Dikutip dari Kompas, dalam sepuluh tahun terakhir tercatat 33 situ hilang di wilayah Kabupaten/Kota Bogor, Depok, Kabupaten/Kota Tangerang dan Kabupaten/Kota Bekasi.
Ketua Umum Ikatan Ahli Perencanaan (IAP) Bernardus Djonoputro mengatakan, Pemprov DKI Jakarta harus bekerja sama dengan pemerintah daerah di sekitarnya guna mengoptimalkan daerah hulu sebagai kawasan resapan air.
Keberadaan kawasan tersebut penting dalam memasok kebutuhan air tanah DKI Jakarta yang setiap hari terus dieksploitasi masyarakat.
"Embung-embung harus diperbanyak dan mengatur kerja sama regional antara Jakarta dengan kawasan sekitar yang masuk ke dalam Jabodetabekpunjur untuk mengelola hulu, mengelola kualitas tangkapan air di hulu," kata Bernardus kepada Kompas.com, Senin (5/3/2018).
Kerusakan yang terjadi pada situ, menurut dia, lebih disebabkan karena adanya alih fungsi lahan. Seharusnya daerah tersebut menjadi kawasan tangkapan air, namun justru dimanfaatkan untuk bangunan permanen.
"Makanya manajemen air ini harus regional, Jabodetabek. Sementara di DKI harus dibuat reservoir-reservoir berupa embung-embung lebih banyak, sehingga air yang disimpan bisa lebih banyak," sebut Bernardus.
Sementara itu, pengamat tata kota dari Universitas Trisakti Nirwono Yoga mengatakan, Pemprov DKI harus mengubah paradigma tata kelola air.
Dari awalnya membuang air hujan sebanyak-banyaknya langsung ke laut, menjadi menampung air hujan sebanyak-banyaknya untuk dapat diserap sebesar-besarnya ke dalam tanah.
"Yang harus dilakukan yaitu revitalisasi situ, danau, embung, waduk (SDEW), melebarkan badan air dan menata badan tepian SDEW menjadi taman SDEW," kata Nirwono.
Selain itu, Pemprov DKI juga perlu menambah ruang terbuka hijau baru (RTH) sebagai daerah resapan air.

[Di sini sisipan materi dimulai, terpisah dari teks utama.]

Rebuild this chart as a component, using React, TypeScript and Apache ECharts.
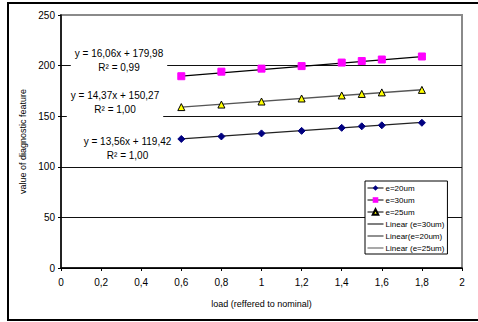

RTH ini dapat berupa taman kota, taman makam, hutan kota, kebun raya, hingga jalur hijau.
Dengan demikian, cadangan air bersih yang bisa dikonsumsi sebagai air minum pun akan semakin melimpah saat kemarau.
"Selain itu, naturalisasi bantaran sungai yang ditata atau dihijauhkan kembali sebagai RTH jalur hijau bantaran kali yang berfungsi meredam aliran air, menyerap air permukaan sungai dan habitat ekosistem tepian air," papar Nirwono.
Dilansir dari BBC sebelumnya, Jakarta masuk ke dalam kota-kota besar yang terancam mengalami kelangkaan air minum.
Kenaikan permukaan air laut sebagai akibat penurunan tanah lantaran sumber air tanah yang terus disedot menjadi salah satu faktornya.
Praktik ini mengurang cadangan kantung air bawah tanah, hampir secara harafiah mengempiskannya.
Bank Dunia memprediksi sekitar 40 persen wilayah Jakarta saat ini berada di bawah permukaan laut.
Kondisi lebih buruk diperburuk, karena saat hujan lebat terjadi justru tidak terjadi pengisian ulang. Pasalnya, seantero kota dipenuhi beton dan aspal, sehingga lapangan terbuka pun tak bisa menyerap curah hujan.